Alderney to mark day of homecoming
ALDERNEY is set to mark Homecoming Day this weekend.

It marks the return of the first islanders to the northern island after the Second World War on 15 December 1945.
The island was devastated during the war, with St Anne’s church used as an ammunition store, its six bells stolen. Braye Street was in smoking ruins. Homes had been vandalised, picked clean of wood and slate, cherished possessions vanished, mothers and fathers bowed under the strain of having to start all over again.
Among those remembering those dark days will be Beda Sebire. She was 12 when she, her younger sister Hira and their mother and father, Miriam and George, left. They ended up in a village near Bury in Lancashire. But Beda longed for the day when she could return to the fresh air, endless horizons and wild landscape of her home. She was a few months shy of 18 when she and her family returned on the Autocarrier on 22 December.
Now aged 94, she is reflecting on her own Homecoming.
‘You think about the journey and what it was like when you went back and saw the houses,’ she said.
‘Thank goodness we were able to live in ours. The main thing was getting back home. There was a gale so we came back hugging the coast of France – I hadn’t seen Alderney from the sea before. I saw Mannez lighthouse first and, being the sort of curious person I was, I wanted to have a good look at it.
‘My father had to hold me under my arms to steady me as I leaned out. We were coming round Fort Albert when one of the crew members said, do you know we are going over a minefield. I didn’t know he was joking and it had already been cleared.
‘I could see the jetty – I thought, surely we haven’t come all this way just to be blown up? But we reached it safely and I was home. That’s what I thought: ‘‘home’’.’
The scale of the destruction was apparent as soon as they disembarked.
‘Braye Street was really devastated,’ she said.
‘All that was left was walls, really. All the German concrete made it dreary and dull, everywhere you went. You hardly recognised some places. My grandfather used to work at Mannez quarry and he went out to see what it was like. He came back and laughed.
‘I never thought there’d ever be a day when I got lost on Alderney,’ he told us.
After a few days at the Grand Hotel they returned home to 1, the Huret, in St Anne.
‘Our house had been used as a canteen by the Germans,’ said Beda.
‘All the wooden banisters had been removed. My mother, Miriam, had always loved to collect anything that had a willow pattern design on it – crockery, sheets, anything like that. They were all gone.
‘Later, when we were preparing the garden to plant vegetables, we found them all smashed up and buried.’
Her father, previously a farmer, later worked on the communal farm.

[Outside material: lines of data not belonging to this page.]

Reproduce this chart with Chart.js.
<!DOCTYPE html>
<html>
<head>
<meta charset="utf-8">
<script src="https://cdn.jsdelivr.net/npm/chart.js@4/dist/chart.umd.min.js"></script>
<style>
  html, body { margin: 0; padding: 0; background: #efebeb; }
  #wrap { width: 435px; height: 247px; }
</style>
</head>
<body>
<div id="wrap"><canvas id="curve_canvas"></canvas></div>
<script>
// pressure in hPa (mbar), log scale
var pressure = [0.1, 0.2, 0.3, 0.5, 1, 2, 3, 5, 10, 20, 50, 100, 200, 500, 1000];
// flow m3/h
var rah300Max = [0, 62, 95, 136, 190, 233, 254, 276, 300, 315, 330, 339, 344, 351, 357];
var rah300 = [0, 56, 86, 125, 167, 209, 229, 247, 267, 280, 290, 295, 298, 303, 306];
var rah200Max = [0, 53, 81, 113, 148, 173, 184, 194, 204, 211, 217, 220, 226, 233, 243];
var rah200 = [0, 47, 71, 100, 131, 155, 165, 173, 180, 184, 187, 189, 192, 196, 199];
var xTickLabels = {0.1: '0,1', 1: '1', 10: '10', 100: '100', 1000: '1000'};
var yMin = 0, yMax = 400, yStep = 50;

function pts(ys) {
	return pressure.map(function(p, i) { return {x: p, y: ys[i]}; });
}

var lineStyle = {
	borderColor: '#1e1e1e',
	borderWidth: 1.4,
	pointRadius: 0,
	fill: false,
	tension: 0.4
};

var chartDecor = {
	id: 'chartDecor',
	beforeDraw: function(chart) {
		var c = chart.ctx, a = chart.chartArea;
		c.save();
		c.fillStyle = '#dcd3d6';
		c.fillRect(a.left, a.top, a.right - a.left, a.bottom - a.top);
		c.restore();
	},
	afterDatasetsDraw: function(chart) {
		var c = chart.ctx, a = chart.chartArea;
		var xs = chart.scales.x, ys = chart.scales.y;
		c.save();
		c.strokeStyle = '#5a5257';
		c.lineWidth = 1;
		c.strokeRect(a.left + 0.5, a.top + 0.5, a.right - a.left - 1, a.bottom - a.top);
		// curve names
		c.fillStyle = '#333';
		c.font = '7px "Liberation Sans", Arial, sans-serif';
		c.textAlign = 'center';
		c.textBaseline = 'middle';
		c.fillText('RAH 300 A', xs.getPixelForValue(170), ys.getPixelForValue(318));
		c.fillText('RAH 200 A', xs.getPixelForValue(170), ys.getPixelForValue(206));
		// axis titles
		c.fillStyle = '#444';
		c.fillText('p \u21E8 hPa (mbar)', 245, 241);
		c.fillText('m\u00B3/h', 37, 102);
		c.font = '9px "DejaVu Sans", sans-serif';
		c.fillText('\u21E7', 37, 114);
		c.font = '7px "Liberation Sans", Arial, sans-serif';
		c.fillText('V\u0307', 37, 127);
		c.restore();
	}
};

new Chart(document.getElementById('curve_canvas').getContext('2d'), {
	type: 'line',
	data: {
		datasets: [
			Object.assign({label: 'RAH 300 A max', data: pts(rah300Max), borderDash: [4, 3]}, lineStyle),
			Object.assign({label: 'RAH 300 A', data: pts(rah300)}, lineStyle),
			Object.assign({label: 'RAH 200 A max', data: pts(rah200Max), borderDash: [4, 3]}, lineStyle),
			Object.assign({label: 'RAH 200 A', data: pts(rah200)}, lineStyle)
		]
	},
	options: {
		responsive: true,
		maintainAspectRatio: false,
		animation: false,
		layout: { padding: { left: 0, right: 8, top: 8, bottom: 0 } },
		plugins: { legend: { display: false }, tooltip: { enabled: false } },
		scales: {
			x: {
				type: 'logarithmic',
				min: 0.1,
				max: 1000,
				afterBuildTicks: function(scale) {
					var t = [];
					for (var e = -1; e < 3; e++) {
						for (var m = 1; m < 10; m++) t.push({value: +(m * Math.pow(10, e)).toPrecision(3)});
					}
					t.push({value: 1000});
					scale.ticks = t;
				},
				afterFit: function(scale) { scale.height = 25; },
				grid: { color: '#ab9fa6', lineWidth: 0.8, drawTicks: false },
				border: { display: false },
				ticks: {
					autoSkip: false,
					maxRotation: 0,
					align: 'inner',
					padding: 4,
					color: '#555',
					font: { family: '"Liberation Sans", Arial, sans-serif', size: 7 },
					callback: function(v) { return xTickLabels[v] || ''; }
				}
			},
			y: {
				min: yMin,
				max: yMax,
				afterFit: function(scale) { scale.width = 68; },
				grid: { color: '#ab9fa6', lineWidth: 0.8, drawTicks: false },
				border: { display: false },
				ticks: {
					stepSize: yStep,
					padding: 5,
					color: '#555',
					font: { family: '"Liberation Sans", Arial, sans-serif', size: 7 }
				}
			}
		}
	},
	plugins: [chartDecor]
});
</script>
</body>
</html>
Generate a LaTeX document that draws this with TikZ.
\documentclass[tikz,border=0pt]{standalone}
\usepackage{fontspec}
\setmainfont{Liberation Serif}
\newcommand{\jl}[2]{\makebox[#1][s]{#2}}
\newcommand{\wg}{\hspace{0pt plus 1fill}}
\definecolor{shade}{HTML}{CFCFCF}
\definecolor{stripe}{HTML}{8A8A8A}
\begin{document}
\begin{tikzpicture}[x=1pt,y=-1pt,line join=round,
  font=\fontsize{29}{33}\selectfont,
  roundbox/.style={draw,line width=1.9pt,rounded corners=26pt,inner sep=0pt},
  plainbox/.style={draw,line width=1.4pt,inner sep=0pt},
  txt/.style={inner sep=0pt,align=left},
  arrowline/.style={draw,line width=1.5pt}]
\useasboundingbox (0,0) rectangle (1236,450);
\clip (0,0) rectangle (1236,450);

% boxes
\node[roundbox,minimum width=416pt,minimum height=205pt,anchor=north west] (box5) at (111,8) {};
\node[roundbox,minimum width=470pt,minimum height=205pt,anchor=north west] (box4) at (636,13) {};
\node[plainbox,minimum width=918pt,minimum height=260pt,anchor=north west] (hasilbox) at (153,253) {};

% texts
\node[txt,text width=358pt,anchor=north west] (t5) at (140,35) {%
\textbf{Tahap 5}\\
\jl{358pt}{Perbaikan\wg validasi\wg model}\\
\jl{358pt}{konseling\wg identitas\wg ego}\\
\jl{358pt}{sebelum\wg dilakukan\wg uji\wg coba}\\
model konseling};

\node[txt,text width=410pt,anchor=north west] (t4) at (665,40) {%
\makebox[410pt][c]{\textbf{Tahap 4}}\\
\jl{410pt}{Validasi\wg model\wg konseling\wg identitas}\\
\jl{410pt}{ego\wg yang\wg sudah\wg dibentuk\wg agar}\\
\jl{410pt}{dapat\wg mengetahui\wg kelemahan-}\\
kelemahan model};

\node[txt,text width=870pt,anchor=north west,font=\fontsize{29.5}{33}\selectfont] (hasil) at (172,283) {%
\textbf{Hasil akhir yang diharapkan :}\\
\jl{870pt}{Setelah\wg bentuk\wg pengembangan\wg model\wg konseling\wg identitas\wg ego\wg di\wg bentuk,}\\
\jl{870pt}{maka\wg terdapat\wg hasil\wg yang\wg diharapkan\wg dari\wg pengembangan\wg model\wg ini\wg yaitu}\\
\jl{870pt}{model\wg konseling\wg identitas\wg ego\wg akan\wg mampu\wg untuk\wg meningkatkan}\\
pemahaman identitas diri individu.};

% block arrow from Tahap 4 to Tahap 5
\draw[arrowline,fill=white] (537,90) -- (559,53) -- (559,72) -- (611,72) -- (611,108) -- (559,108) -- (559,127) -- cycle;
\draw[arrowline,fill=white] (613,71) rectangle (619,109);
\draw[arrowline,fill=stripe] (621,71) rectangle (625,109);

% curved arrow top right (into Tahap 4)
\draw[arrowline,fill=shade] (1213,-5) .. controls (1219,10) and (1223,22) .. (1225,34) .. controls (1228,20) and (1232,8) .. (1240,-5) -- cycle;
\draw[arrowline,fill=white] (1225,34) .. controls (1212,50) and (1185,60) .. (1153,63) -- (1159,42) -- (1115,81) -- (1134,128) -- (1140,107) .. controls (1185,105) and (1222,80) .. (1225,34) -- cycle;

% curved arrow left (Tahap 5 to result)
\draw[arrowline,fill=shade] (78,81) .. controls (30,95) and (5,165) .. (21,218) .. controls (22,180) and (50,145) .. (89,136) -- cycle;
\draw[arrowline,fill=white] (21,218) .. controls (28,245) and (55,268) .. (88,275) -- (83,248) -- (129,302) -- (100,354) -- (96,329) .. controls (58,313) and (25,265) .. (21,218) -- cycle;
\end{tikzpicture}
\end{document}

For Beda there was a silver lining to Alderney’s wartime story. Barely a week after returning home she met a British soldier called George Thompson, who earlier had helped liberate Jersey. He had been tasked with getting them home safely after a party staged for homecomers at Chateau Le Tocq. He was instantly captivated by Beda and, when he left to serve in Trieste, Italy, they wrote to each other.
They married in 1947 and were the first couple to get married in St Anne’s Church since the end of the war.
Beda said she had mixed feelings about Homecoming Day. ‘I was very happy to come back but sad to see the state the island was in,’ she said. ‘Some people saw it and turned round and never came back. So it’s a bit of both.’